Adaptive predefined‐time observer design for generalized strict‐feedback second‐order systems under perturbations

• Published in: International journal of robust and nonlinear control Vol. 33; no. 1; pp. 311 - 335
• Main Authors: Lv, Jixing, Ju, Xiaozhe, Jing, Liang, Wang, Changhong
• Format: Journal Article
• Language: English
• Published: Bognor Regis Wiley Subscription Services, Inc 10.01.2023
• Subjects: adaptive coefficients; adaptive predefined‐time observer; Design parameters; Feedback; generalized strict‐feedback second‐order system; Initial conditions; Observers; peaking observation error; Perturbation; Robot arms; Transient performance; upper bound of the settling time; Upper bounds
• ISSN: 1049-8923; 1099-1239
• DOI: 10.1002/rnc.6453

This article studies the predefined‐time observation problem of generalized strict‐feedback second‐order systems commonly encountered in practice.

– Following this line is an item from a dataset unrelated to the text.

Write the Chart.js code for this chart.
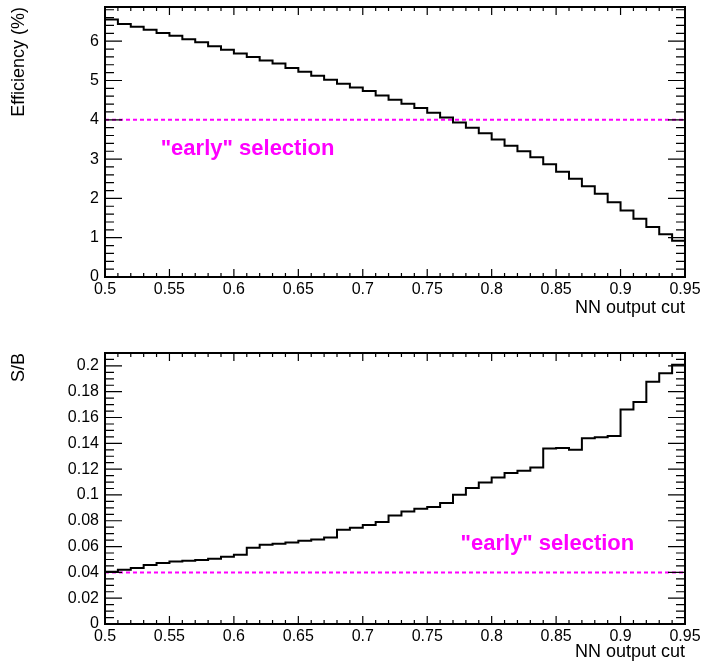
<!DOCTYPE html>
<html>
<head>
    <script src="https://cdn.jsdelivr.net/npm/chart.js"></script>
    <style>
        body { margin: 0; background: white; }
        canvas { position: absolute; left: 0; }
    </style>
</head>
<body>
    <canvas id="effChart" width="701" height="340" style="top: 0px;"></canvas>
    <canvas id="sbChart" width="701" height="327" style="top: 340px;"></canvas>
    <script>
        // bin edges of the NN output cut (45 bins)
        const cutEdges = [0.50, 0.51, 0.52, 0.53, 0.54, 0.55, 0.56, 0.57, 0.58, 0.59,
                          0.60, 0.61, 0.62, 0.63, 0.64, 0.65, 0.66, 0.67, 0.68, 0.69,
                          0.70, 0.71, 0.72, 0.73, 0.74, 0.75, 0.76, 0.77, 0.78, 0.79,
                          0.80, 0.81, 0.82, 0.83, 0.84, 0.85, 0.86, 0.87, 0.88, 0.89,
                          0.90, 0.91, 0.92, 0.93, 0.94, 0.95];

        // efficiency (%) per bin
        const efficiency = [6.55, 6.44, 6.37, 6.29, 6.21, 6.14, 6.05, 5.97, 5.87, 5.78,
                            5.69, 5.60, 5.51, 5.43, 5.32, 5.22, 5.12, 5.02, 4.92, 4.82,
                            4.73, 4.62, 4.51, 4.41, 4.30, 4.18, 4.06, 3.93, 3.80, 3.66,
                            3.50, 3.34, 3.20, 3.05, 2.87, 2.68, 2.50, 2.31, 2.12, 1.90,
                            1.69, 1.48, 1.27, 1.09, 0.92];

        // S/B per bin
        const sOverB = [0.0405, 0.0420, 0.0434, 0.0457, 0.0472, 0.0485, 0.0490, 0.0495, 0.0506, 0.0521,
                        0.0537, 0.0591, 0.0614, 0.0622, 0.0632, 0.0645, 0.0655, 0.0671, 0.0730, 0.0746,
                        0.0767, 0.0790, 0.0841, 0.0872, 0.0893, 0.0906, 0.0937, 0.1001, 0.1053, 0.1097,
                        0.1135, 0.1171, 0.1187, 0.1213, 0.1360, 0.1363, 0.1350, 0.1440, 0.1448, 0.1456,
                        0.1662, 0.1721, 0.1878, 0.1943, 0.2008];

        // "early" selection levels
        const effEarly = 4;
        const sbEarly = 0.04;

        // tick labels
        const cutTicks = [0.5, 0.55, 0.6, 0.65, 0.7, 0.75, 0.8, 0.85, 0.9, 0.95];
        const effTicks = [0, 1, 2, 3, 4, 5, 6];
        const sbTicks = [0, 0.02, 0.04, 0.06, 0.08, 0.1, 0.12, 0.14, 0.16, 0.18, 0.2];

        const earlyLabel = '"early" selection';

        function histPoints(values) {
            const pts = values.map((v, i) => ({ x: cutEdges[i], y: v }));
            pts.push({ x: cutEdges[values.length], y: values[values.length - 1] });
            return pts;
        }

        // ROOT-like frame with inward ticks on all four sides + text label
        const rootFrame = {
            id: 'rootFrame',
            afterDatasetsDraw(chart, args, o) {
                const ctx = chart.ctx;
                const a = chart.chartArea;
                const xs = chart.scales.x, ys = chart.scales.y;
                ctx.save();
                ctx.strokeStyle = '#000';
                ctx.lineWidth = 1.2;
                ctx.beginPath();
                const xMinorN = Math.round((xs.max - xs.min) / o.xMinor);
                for (let i = 0; i <= xMinorN; i++) {
                    const v = xs.min + i * o.xMinor;
                    const major = Math.abs(v / o.xMajor - Math.round(v / o.xMajor)) < 1e-6;
                    const len = major ? 8 : 4;
                    const px = xs.getPixelForValue(v);
                    ctx.moveTo(px, a.bottom); ctx.lineTo(px, a.bottom - len);
                    ctx.moveTo(px, a.top); ctx.lineTo(px, a.top + len);
                }
                const yMinorN = Math.floor((ys.max - ys.min) / o.yMinor + 1e-6);
                for (let i = 0; i <= yMinorN; i++) {
                    const v = ys.min + i * o.yMinor;
                    const major = Math.abs(v / o.yMajor - Math.round(v / o.yMajor)) < 1e-6;
                    const len = major ? 17 : 9;
                    const py = ys.getPixelForValue(v);
                    ctx.moveTo(a.left, py); ctx.lineTo(a.left + len, py);
                    ctx.moveTo(a.right, py); ctx.lineTo(a.right - len, py);
                }
                ctx.stroke();
                ctx.lineWidth = 2;
                ctx.strokeRect(a.left, a.top, a.right - a.left, a.bottom - a.top);

                ctx.fillStyle = '#ff00ff';
                ctx.font = 'bold 22px "Liberation Sans", Arial, sans-serif';
                ctx.textAlign = 'center';
                ctx.textBaseline = 'middle';
                ctx.fillText(earlyLabel, xs.getPixelForValue(o.labelX), ys.getPixelForValue(o.labelY));
                ctx.restore();
            }
        };

        function makePanel(id, values, early, yMax, yTicks, yTitle, p) {
            const tickFont = { family: '"Liberation Sans", Arial, sans-serif', size: 16 };
            const titleFont = { family: '"Liberation Sans", Arial, sans-serif', size: 18 };
            return new Chart(document.getElementById(id), {
                type: 'line',
                data: {
                    datasets: [
                        {
                            data: histPoints(values),
                            stepped: 'before',
                            borderColor: '#000',
                            borderWidth: 2,
                            pointRadius: 0,
                            fill: false
                        },
                        {
                            data: [{ x: cutEdges[0], y: early }, { x: cutEdges[cutEdges.length - 1], y: early }],
                            borderColor: '#ff00ff',
                            borderWidth: 2,
                            borderDash: [4, 3],
                            pointRadius: 0,
                            fill: false
                        }
                    ]
                },
                options: {
                    responsive: false,
                    animation: false,
                    layout: { padding: { top: p.top, right: 16, bottom: 0, left: 0 } },
                    plugins: {
                        legend: { display: false },
                        tooltip: { enabled: false },
                        rootFrame: p.frame
                    },
                    scales: {
                        x: {
                            type: 'linear',
                            min: 0.5,
                            max: 0.95,
                            grid: { display: false, drawTicks: false },
                            border: { display: false },
                            afterBuildTicks: s => { s.ticks = cutTicks.map(v => ({ value: v })); },
                            afterFit: s => {
                                s.height = p.xHeight;
                                s.paddingLeft = 0; s.paddingRight = 0;
                            },
                            ticks: {
                                color: '#000',
                                font: tickFont,
                                padding: 3,
                                maxRotation: 0,
                                autoSkip: false,
                                callback: v => String(v)
                            },
                            title: {
                                display: true,
                                text: 'NN output cut',
                                align: 'end',
                                color: '#000',
                                font: titleFont,
                                padding: { top: 0, bottom: p.xTitlePad }
                            }
                        },
                        y: {
                            type: 'linear',
                            min: 0,
                            max: yMax,
                            grid: { display: false, drawTicks: false },
                            border: { display: false },
                            afterBuildTicks: s => { s.ticks = yTicks.map(v => ({ value: v })); },
                            afterFit: s => {
                                s.width = 105;
                                s.paddingTop = 0; s.paddingBottom = 0;
                            },
                            ticks: {
                                color: '#000',
                                font: tickFont,
                                padding: 6,
                                autoSkip: false,
                                callback: v => String(v)
                            },
                            title: {
                                display: true,
                                text: yTitle,
                                align: 'end',
                                color: '#000',
                                font: titleFont,
                                padding: { top: 8, bottom: 0 }
                            }
                        }
                    }
                },
                plugins: [rootFrame]
            });
        }

        makePanel('effChart', efficiency, effEarly, 6.87, effTicks, 'Efficiency (%)', {
            top: 7, xHeight: 63, xTitlePad: 21,
            frame: { xMajor: 0.05, xMinor: 0.01, yMajor: 1, yMinor: 0.2, labelX: 0.6106, labelY: 3.26 }
        });

        makePanel('sbChart', sOverB, sbEarly, 0.21, sbTicks, 'S/B', {
            top: 13, xHeight: 43, xTitlePad: 4,
            frame: { xMajor: 0.05, xMinor: 0.01, yMajor: 0.02, yMinor: 0.005, labelX: 0.8432, labelY: 0.0622 }
        });
    </script>
</body>
</html>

A nonaffine control input, a matched perturbation, and nonlinear functions satisfying the Hölder growth condition are considered. A class of adaptive predefined‐time observers (PTOs) is designed to reconstruct unknown states and lumped perturbations based on a barrier function and specific time‐varying functions. Distinct from existing observers for strict‐feedback systems, the PTO accomplishes a complete reconstruction in a predefined time with trivial peaking observation errors. Furthermore, the upper bound of the settling time of the PTO is tightly and explicitly predefined by only one design parameter, and is irrelevant to the initial conditions. Hence, tuning procedures for the physically realizable temporal demands become less conservative and more straightforward. Moreover, the adaptive coefficients of the PTO are self‐adjusted along with the magnitude of perturbation, efficiently improving the transient performance under wide‐range perturbations. Finally, numerical simulations on a robot manipulator system demonstrate the effectiveness of the PTO.